Boaters are very superstitious. There are certain words you should never say on a boat - "sink" is a good example. It's bad luck to have bananas on a boat - I may be superstitious but I can't follow this one, I like bananas too much. Perhaps the most well known belief is that it is bad luck to change the name of a boat.
So, what is a boater to do when they purchase a used boat and don't like the name or have a name that they wish to continue from boat to boat? Simple, complete the name changing ritual. Here are the quick easy steps to follow -- Wait! Sorry, it's not that simple. There are a million different "correct" rituals to follow. Instead, do your research, talk to friends, and choose the pieces that make the most sense to you.
The name changing ceremony according to Julie:
1. Take the boat out of the slip and anchor somewhere away from your marina.
2. Use a hair dryer to heat the old lettering and a scraper to carefully remove the old name.
3. Watch numerous police boats go by laughing at you as you slave away at this process. Why so many police boats? The Baltimore Kinetic Sculpture Race was happening the same day and they were patrolling the area around the water portion of the race. (I didn't actually see anyone laughing at us but it sure felt that way.)
4. Take a moment to celebrate the completion of an arduous task.

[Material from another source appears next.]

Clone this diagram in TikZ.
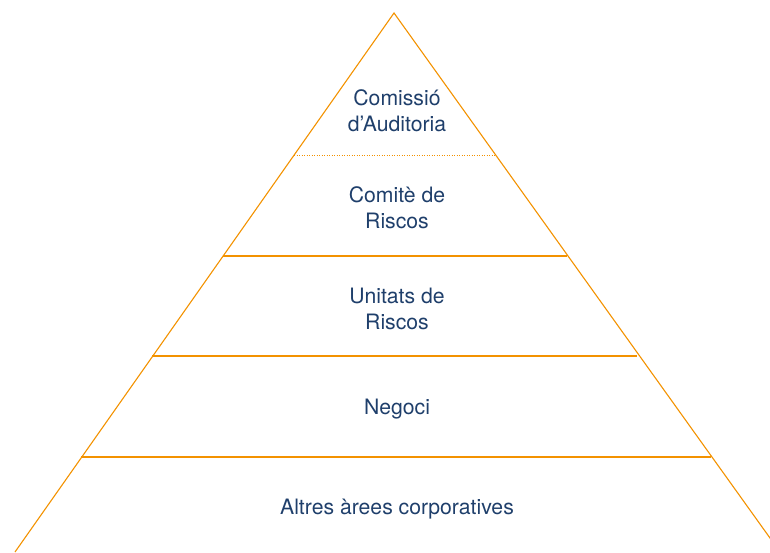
\documentclass[tikz,border=0pt]{standalone}
\usepackage{fontspec}
\setmainfont{TeX Gyre Heros}
\definecolor{pyrorange}{HTML}{F39200}
\definecolor{txtblue}{HTML}{1F3F6B}
\begin{document}
\begin{tikzpicture}[x=1pt,y=-1pt,
  edge/.style={draw=pyrorange,line width=1.1pt},
  level/.style={font=\fontsize{21.2}{26}\selectfont,text=txtblue,align=center,inner sep=0pt}]
\useasboundingbox (0,0) rectangle (770,552);
\coordinate (apex) at (394,13);
\coordinate (bl) at (15,552);
\coordinate (br) at (780,552);
\draw[edge] (bl) -- (apex) -- (br);
\coordinate (d1l) at (294,155.5); \coordinate (d1r) at (495,155.5);
\coordinate (l2l) at (223,256); \coordinate (l2r) at (567,256);
\coordinate (l3l) at (152,356); \coordinate (l3r) at (637,356);
\coordinate (l4l) at (81,457); \coordinate (l4r) at (711,457);
\draw[draw=pyrorange,line width=1.2pt,dash pattern=on 1.2pt off 1.3pt] (d1l) -- (d1r);
\draw[edge] (l2l) -- (l2r);
\draw[edge,line width=1.8pt] (l3l) -- (l3r);
\draw[edge] (l4l) -- (l4r);
\node[level] (t1) at (397,111) {Comissió\\d’Auditoria};
\node[level] (t2) at (397,208) {Comitè de\\Riscos};
\node[level] (t3) at (397,309) {Unitats de\\Riscos};
\node[level] (t4) at (397,409) {Negoci};
\node[level] (t5) at (397,509) {Altres àrees corporatives};
\end{tikzpicture}
\end{document}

5. Write the old name of the boat on a piece of paper and fold the paper into an origami boat.
6. Grab a bottle of wine and pour three glasses. I used a bottle that I had won at a wine night at Sorso's Café. Sorso's is at our new marina- and it's a fabulous place - check it out. Some people use champagne, I chose to use a bottle with a connection to our home marina.
8. Make a toast to Neptune, God of the Sea, asking him to take the old name back and please bless the boat with the new name.
9. Give an offering of an entire glass of wine to Neptune.
10. Each of you then gets to enjoy the wine in the other two glasses.
11. Make sure there are no pictures of the old name (which is why there are very few pictures in this post) and never speak the name again.
12. Return to port as a new boat.
The main blog photo has been updated with a picture of the boat with her new name. I'll post the details of that process within a couple days -- this time there are lots of pictures.